Lawsonia alba color Brownish Greens
The extracts of Henna are offered in Powder and Paste form making it convenient for those interested in hair colors and well and textile dyes. The extract is produced in our GMP certified facility.
The Extract produces a Brown to Red color when applied to the hair. This is a 100% natural extract and does NOT contain ANY chemical dyes.
Maddder color Brown
Rubia cordifolia was an economically important source of a red pigment in many regions of Asia, Europe and Africa. It was extensively cultivated from antiquity until the mid nineteenth century. The plant’s roots contain an organic compound called Alizarin, that gives its red colour to a textile dye known as Rose madder. It was also used as a colourant, especially for paint, that is referred to as Madder lake. Our color is 100% natural, non metallic or chemically modified.
Ratanjot root color
Alkanna tinctoria has a bright blue flower. The plant has a dark red root of blackish appearance externally but blue-red inside, with a whitish core. The root produces a fine red colouring material which has been used as a dye in the Mediterranean region since antiquity. The root as a dyestuff is soluble in alcohol, ether, and the oils, but is insoluble in water.

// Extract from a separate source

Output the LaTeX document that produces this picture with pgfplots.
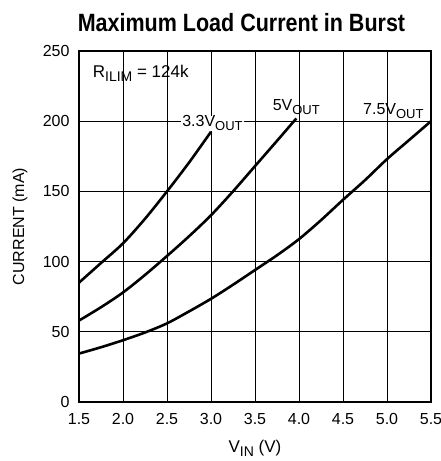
\documentclass[border=0pt]{standalone}
\usepackage{fontspec}
\setmainfont{Liberation Sans}
\newfontfamily\titlefont{Liberation Sans}[FakeStretch=0.86]
\usepackage{pgfplots}
\pgfplotsset{compat=1.18}
\newcommand{\sub}[2][13]{\raisebox{-4pt}{\fontsize{#1}{#1}\selectfont #2}}
\begin{document}
\begin{tikzpicture}
\begin{axis}[
  scale only axis, width=352pt, height=351pt,
  xmin=1.5, xmax=5.5, ymin=0, ymax=250,
  xtick={1.5,2.0,...,5.5}, ytick={0,50,...,250},
  xticklabels={1.5,2.0,2.5,3.0,3.5,4.0,4.5,5.0,5.5},
  /pgf/number format/assume math mode=true,
  tick style={draw=none},
  grid=major, major grid style={black, line width=0.8pt},
  axis line style={black, line width=1.4pt},
  ticklabel style={font=\fontsize{16}{16}\selectfont},
  xticklabel style={yshift=-8pt},
  yticklabel style={xshift=-6pt},
  clip=false,
]
\node[anchor=base west, font=\fontsize{16}{16}\selectfont, fill=white, inner xsep=1pt, inner ysep=0pt] at (axis cs:2.66,196) {3.3V\sub{OUT}};
\addplot[black, line width=2.6pt, smooth] coordinates {
 (1.5,85) (1.75,99) (2.0,113) (2.25,130.5) (2.5,150) (2.75,170.5) (3.0,192.5)};
\addplot[black, line width=2.6pt, smooth] coordinates {
 (1.5,58) (1.75,67.5) (2.0,78) (2.25,90.5) (2.5,104) (2.75,118) (3.0,133) (3.25,150) (3.5,168) (3.75,186) (3.97,202)};
\addplot[black, line width=2.6pt, smooth] coordinates {
 (1.5,34.5) (1.75,39) (2.0,44) (2.25,49.5) (2.5,56) (2.75,64.5) (3.0,73.5) (3.25,83.5) (3.5,94) (3.75,104.5) (4.0,116) (4.25,129.5) (4.5,144) (4.75,158) (5.0,173) (5.25,186.5) (5.5,200)};
\node[anchor=base west, font=\fontsize{17}{17}\selectfont, inner sep=0pt] at (axis cs:1.655,231) {R\sub[14]{ILIM} = 124k};
\node[anchor=base west, font=\fontsize{16}{16}\selectfont, inner sep=0pt] at (axis cs:3.70,207.5) {5V\sub{OUT}};
\node[anchor=base west, font=\fontsize{16}{16}\selectfont, inner sep=0pt] at (axis cs:4.727,205) {7.5V\sub{OUT}};
\node[anchor=base, yshift=19.3pt, font=\titlefont\bfseries\fontsize{25}{25}\selectfont] at (rel axis cs:0.4616,1) {Maximum Load Current in Burst};
\node[rotate=90, xshift=0pt, yshift=59pt, font=\fontsize{16}{16}\selectfont] at (rel axis cs:0,0.5) {CURRENT (mA)};
\node[anchor=base, yshift=-50pt, font=\fontsize{17}{17}\selectfont] at (rel axis cs:0.5,0) {V\sub[14]{IN} (V)};
\coordinate (SW) at (rel axis cs:0,0);
\coordinate (NE) at (rel axis cs:1,1);
\end{axis}
\pgfresetboundingbox
\path (SW) ++(-79pt,-59pt) rectangle (NE);
\path (NE) ++(10pt,51pt);
\useasboundingbox (SW) ++(-79pt,-59pt) -- (NE) -- ++(10pt,51pt);
\end{tikzpicture}
\end{document}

It is used to give colour to wines and alcoholic tinctures, to vegetable oils, and to varnishes.
Turmeric Fast Color
Yellow to Brown
Curcumin is the principal curcuminoid of the popular Indian spice turmeric, which is a member of the ginger family (Zingiberaceae). Turmeric’s other two curcuminoids are desmethoxycurcumin and bis-desmethoxycurcumin.
The curcuminoids are natural phenols that are responsible for the yellow color of turmeric. Curcumin can exist in several tautomeric forms, including a 1,3-diketo form and two equivalent enol forms. The enol form is more energetically stable in the solid phase and in solution.